- [The exercise]: All of the lines below are to be transcribed faithfully, with pictures excluded from the copy.

- [Collected data]:
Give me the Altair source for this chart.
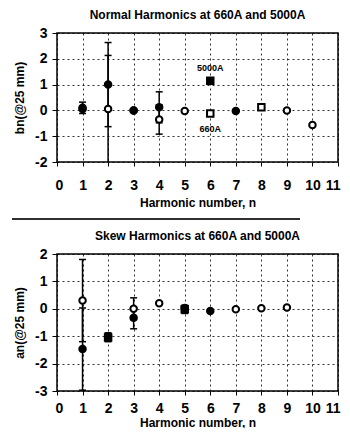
import altair as alt
import pandas as pd

# ---- Normal harmonics bn(@25 mm) ----
bn_660_n = [1, 2, 3, 4, 5, 6, 8, 9, 10]
bn_660_val = [0.05, 0.05, 0.0, -0.35, -0.02, -0.12, 0.12, 0.0, -0.57]
bn_660_err = [0.0, 2.08, 0.0, 0.57, 0.0, 0.0, 0.0, 0.0, 0.0]
bn_660_mk = ["circle", "circle", "circle", "circle", "circle", "square", "square", "circle", "circle"]

bn_5000_n = [1, 2, 3, 4, 6, 7]
bn_5000_val = [0.1, 1.0, 0.0, 0.12, 1.15, -0.02]
bn_5000_err = [0.22, 1.63, 0.0, 0.6, 0.0, 0.0]
bn_5000_mk = ["circle", "circle", "circle", "circle", "square", "circle"]

# ---- Skew harmonics an(@25 mm) ----
an_660_n = [1, 2, 3, 4, 5, 7, 8, 9]
an_660_val = [0.3, -1.0, 0.0, 0.2, 0.03, -0.02, 0.02, 0.05]
an_660_err = [1.5, 0.12, 0.4, 0.0, 0.0, 0.0, 0.0, 0.0]
an_660_mk = ["circle"] * 8

an_5000_n = [1, 2, 3, 5, 6]
an_5000_val = [-1.47, -1.05, -0.33, -0.02, -0.08]
an_5000_err = [1.5, 0.15, 0.4, 0.15, 0.0]
an_5000_mk = ["circle", "square", "circle", "square", "circle"]

x_ticks = list(range(0, 12))
bn_ticks = [3, 2, 1, 0, -1, -2]
an_ticks = [2, 1, 0, -1, -2, -3]

ann_text = ["5000A", "660A"]
ann_n = [6, 6]
ann_val = [1.65, -0.73]


def frame(n660, v660, e660, m660, n5000, v5000, e5000, m5000):
    a = pd.DataFrame({"n": n660, "val": v660, "err": e660, "marker": m660, "series": "660A"})
    b = pd.DataFrame({"n": n5000, "val": v5000, "err": e5000, "marker": m5000, "series": "5000A"})
    return pd.concat([a, b], ignore_index=True)


def panel(df, title, ytitle, yticks, w, h, lab_pad, ttl_pad, t_off, ann=None, sep=False):
    ydom = [min(yticks), max(yticks)]
    xenc = alt.X("n:Q", scale=alt.Scale(domain=[0, 11], nice=False, zero=False),
                 axis=alt.Axis(values=x_ticks, title="Harmonic number, n", grid=True,
                               gridDash=[2, 3], gridColor="black", gridOpacity=0.8,
                               domain=False, tickSize=4, labelPadding=lab_pad,
                               titlePadding=ttl_pad, labelFlush=True, labelFlushOffset=2,
                               labelOverlap=False, tickCount=12))
    yscale = alt.Scale(domain=ydom, nice=False, zero=False)
    yaxis = alt.Axis(values=yticks, title=ytitle, grid=True, gridDash=[2, 3],
                     gridColor="black", gridOpacity=0.8, domain=False, tickSize=5,
                     labelPadding=5, titlePadding=8, labelExpr="datum.value + ''",
                     labelOverlap=False, tickCount=6)
    base = alt.Chart(df)
    err = base.transform_filter("datum.err > 0").transform_calculate(
        lo="datum.val - datum.err", hi="datum.val + datum.err")
    rules = err.mark_rule(color="black", strokeWidth=1.5, clip=True).encode(
        x=xenc, y=alt.Y("lo:Q", scale=yscale, axis=yaxis), y2="hi:Q")
    cap_lo = err.mark_tick(orient="horizontal", color="black", size=7, thickness=1.5,
                           clip=True, opacity=1).encode(x="n:Q", y="lo:Q")
    cap_hi = err.mark_tick(orient="horizontal", color="black", size=7, thickness=1.5,
                           clip=True, opacity=1).encode(x="n:Q", y="hi:Q")
    pts = base.mark_point(filled=True, stroke="black", strokeWidth=2, size=42, opacity=1,
                          clip=True).encode(
        x="n:Q", y=alt.Y("val:Q"),
        fill=alt.Fill("series:N", scale=alt.Scale(domain=["660A", "5000A"],
                                                  range=["white", "black"]), legend=None),
        shape=alt.Shape("marker:N", scale=alt.Scale(domain=["circle", "square"],
                                                    range=["circle", "square"]), legend=None))
    layers = [rules, cap_lo, cap_hi, pts]
    if ann is not None:
        txt = alt.Chart(ann).mark_text(fontSize=9, fontWeight="bold", color="black",
                                       font="Liberation Sans").encode(
            x="n:Q", y="val:Q", text="label:N")
        layers.append(txt)
    if sep:
        line = alt.Chart(ann).mark_rule(color="#222222", strokeWidth=1.5).encode(
            x=alt.value(-45), x2=alt.value(243), y=alt.value(h + 57))
        layers.append(line)
    return alt.layer(*layers).properties(
        width=w, height=h,
        title=alt.TitleParams(title, offset=t_off))


bn_df = frame(bn_660_n, bn_660_val, bn_660_err, bn_660_mk,
              bn_5000_n, bn_5000_val, bn_5000_err, bn_5000_mk)
an_df = frame(an_660_n, an_660_val, an_660_err, an_660_mk,
              an_5000_n, an_5000_val, an_5000_err, an_5000_mk)
ann_df = pd.DataFrame({"label": ann_text, "n": ann_n, "val": ann_val})

top = panel(bn_df, "Normal Harmonics at 660A and 5000A", "bn(@25 mm)", bn_ticks,
            281, 129, 12, 5, 4, ann_df, sep=True)
bottom = panel(an_df, "Skew Harmonics at 660A and 5000A", "an(@25 mm)", an_ticks,
               281, 137, 6, 2, 4)

chart = alt.vconcat(top, bottom, spacing=8).properties(
    padding={"left": 2, "top": 0, "right": 0, "bottom": -1}
).configure(font="Liberation Sans").configure_axis(
    labelFont="Liberation Sans", titleFont="Liberation Sans",
    labelFontWeight="bold", titleFontWeight="bold",
    labelFontSize=14, titleFontSize=12,
    labelColor="black", titleColor="black", tickColor="black"
).configure_view(stroke="black", strokeWidth=1.5).configure_title(
    font="Liberation Sans", fontSize=12, fontWeight="bold", color="black", anchor="middle")

chart.save("out.html", embed_options={"renderer": "svg", "actions": False})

- [Solution]:
Give me the Altair source for this chart.
import altair as alt
import pandas as pd

# ---- Normal harmonics bn(@25 mm) ----
bn_660_n = [1, 2, 3, 4, 5, 6, 8, 9, 10]
bn_660_val = [0.05, 0.05, 0.0, -0.35, -0.02, -0.12, 0.12, 0.0, -0.57]
bn_660_err = [0.0, 2.08, 0.0, 0.57, 0.0, 0.0, 0.0, 0.0, 0.0]
bn_660_mk = ["circle", "circle", "circle", "circle", "circle", "square", "square", "circle", "circle"]

bn_5000_n = [1, 2, 3, 4, 6, 7]
bn_5000_val = [0.1, 1.0, 0.0, 0.12, 1.15, -0.02]
bn_5000_err = [0.22, 1.63, 0.0, 0.6, 0.0, 0.0]
bn_5000_mk = ["circle", "circle", "circle", "circle", "square", "circle"]

# ---- Skew harmonics an(@25 mm) ----
an_660_n = [1, 2, 3, 4, 5, 7, 8, 9]
an_660_val = [0.3, -1.0, 0.0, 0.2, 0.03, -0.02, 0.02, 0.05]
an_660_err = [1.5, 0.12, 0.4, 0.0, 0.0, 0.0, 0.0, 0.0]
an_660_mk = ["circle"] * 8

an_5000_n = [1, 2, 3, 5, 6]
an_5000_val = [-1.47, -1.05, -0.33, -0.02, -0.08]
an_5000_err = [1.5, 0.15, 0.4, 0.15, 0.0]
an_5000_mk = ["circle", "square", "circle", "square", "circle"]

x_ticks = list(range(0, 12))
bn_ticks = [3, 2, 1, 0, -1, -2]
an_ticks = [2, 1, 0, -1, -2, -3]

ann_text = ["5000A", "660A"]
ann_n = [6, 6]
ann_val = [1.65, -0.73]


def frame(n660, v660, e660, m660, n5000, v5000, e5000, m5000):
    a = pd.DataFrame({"n": n660, "val": v660, "err": e660, "marker": m660, "series": "660A"})
    b = pd.DataFrame({"n": n5000, "val": v5000, "err": e5000, "marker": m5000, "series": "5000A"})
    return pd.concat([a, b], ignore_index=True)


def panel(df, title, ytitle, yticks, w, h, lab_pad, ttl_pad, t_off, ann=None, sep=False):
    ydom = [min(yticks), max(yticks)]
    xenc = alt.X("n:Q", scale=alt.Scale(domain=[0, 11], nice=False, zero=False),
                 axis=alt.Axis(values=x_ticks, title="Harmonic number, n", grid=True,
                               gridDash=[2, 3], gridColor="black", gridOpacity=0.8,
                               domain=False, tickSize=4, labelPadding=lab_pad,
                               titlePadding=ttl_pad, labelFlush=True, labelFlushOffset=2,
                               labelOverlap=False, tickCount=12))
    yscale = alt.Scale(domain=ydom, nice=False, zero=False)
    yaxis = alt.Axis(values=yticks, title=ytitle, grid=True, gridDash=[2, 3],
                     gridColor="black", gridOpacity=0.8, domain=False, tickSize=5,
                     labelPadding=5, titlePadding=8, labelExpr="datum.value + ''",
                     labelOverlap=False, tickCount=6)
    base = alt.Chart(df)
    err = base.transform_filter("datum.err > 0").transform_calculate(
        lo="datum.val - datum.err", hi="datum.val + datum.err")
    rules = err.mark_rule(color="black", strokeWidth=1.5, clip=True).encode(
        x=xenc, y=alt.Y("lo:Q", scale=yscale, axis=yaxis), y2="hi:Q")
    cap_lo = err.mark_tick(orient="horizontal", color="black", size=7, thickness=1.5,
                           clip=True, opacity=1).encode(x="n:Q", y="lo:Q")
    cap_hi = err.mark_tick(orient="horizontal", color="black", size=7, thickness=1.5,
                           clip=True, opacity=1).encode(x="n:Q", y="hi:Q")
    pts = base.mark_point(filled=True, stroke="black", strokeWidth=2, size=42, opacity=1,
                          clip=True).encode(
        x="n:Q", y=alt.Y("val:Q"),
        fill=alt.Fill("series:N", scale=alt.Scale(domain=["660A", "5000A"],
                                                  range=["white", "black"]), legend=None),
        shape=alt.Shape("marker:N", scale=alt.Scale(domain=["circle", "square"],
                                                    range=["circle", "square"]), legend=None))
    layers = [rules, cap_lo, cap_hi, pts]
    if ann is not None:
        txt = alt.Chart(ann).mark_text(fontSize=9, fontWeight="bold", color="black",
                                       font="Liberation Sans").encode(
            x="n:Q", y="val:Q", text="label:N")
        layers.append(txt)
    if sep:
        line = alt.Chart(ann).mark_rule(color="#222222", strokeWidth=1.5).encode(
            x=alt.value(-45), x2=alt.value(243), y=alt.value(h + 57))
        layers.append(line)
    return alt.layer(*layers).properties(
        width=w, height=h,
        title=alt.TitleParams(title, offset=t_off))


bn_df = frame(bn_660_n, bn_660_val, bn_660_err, bn_660_mk,
              bn_5000_n, bn_5000_val, bn_5000_err, bn_5000_mk)
an_df = frame(an_660_n, an_660_val, an_660_err, an_660_mk,
              an_5000_n, an_5000_val, an_5000_err, an_5000_mk)
ann_df = pd.DataFrame({"label": ann_text, "n": ann_n, "val": ann_val})

top = panel(bn_df, "Normal Harmonics at 660A and 5000A", "bn(@25 mm)", bn_ticks,
            281, 129, 12, 5, 4, ann_df, sep=True)
bottom = panel(an_df, "Skew Harmonics at 660A and 5000A", "an(@25 mm)", an_ticks,
               281, 137, 6, 2, 4)

chart = alt.vconcat(top, bottom, spacing=8).properties(
    padding={"left": 2, "top": 0, "right": 0, "bottom": -1}
).configure(font="Liberation Sans").configure_axis(
    labelFont="Liberation Sans", titleFont="Liberation Sans",
    labelFontWeight="bold", titleFontWeight="bold",
    labelFontSize=14, titleFontSize=12,
    labelColor="black", titleColor="black", tickColor="black"
).configure_view(stroke="black", strokeWidth=1.5).configure_title(
    font="Liberation Sans", fontSize=12, fontWeight="bold", color="black", anchor="middle")

chart.save("out.html", embed_options={"renderer": "svg", "actions": False})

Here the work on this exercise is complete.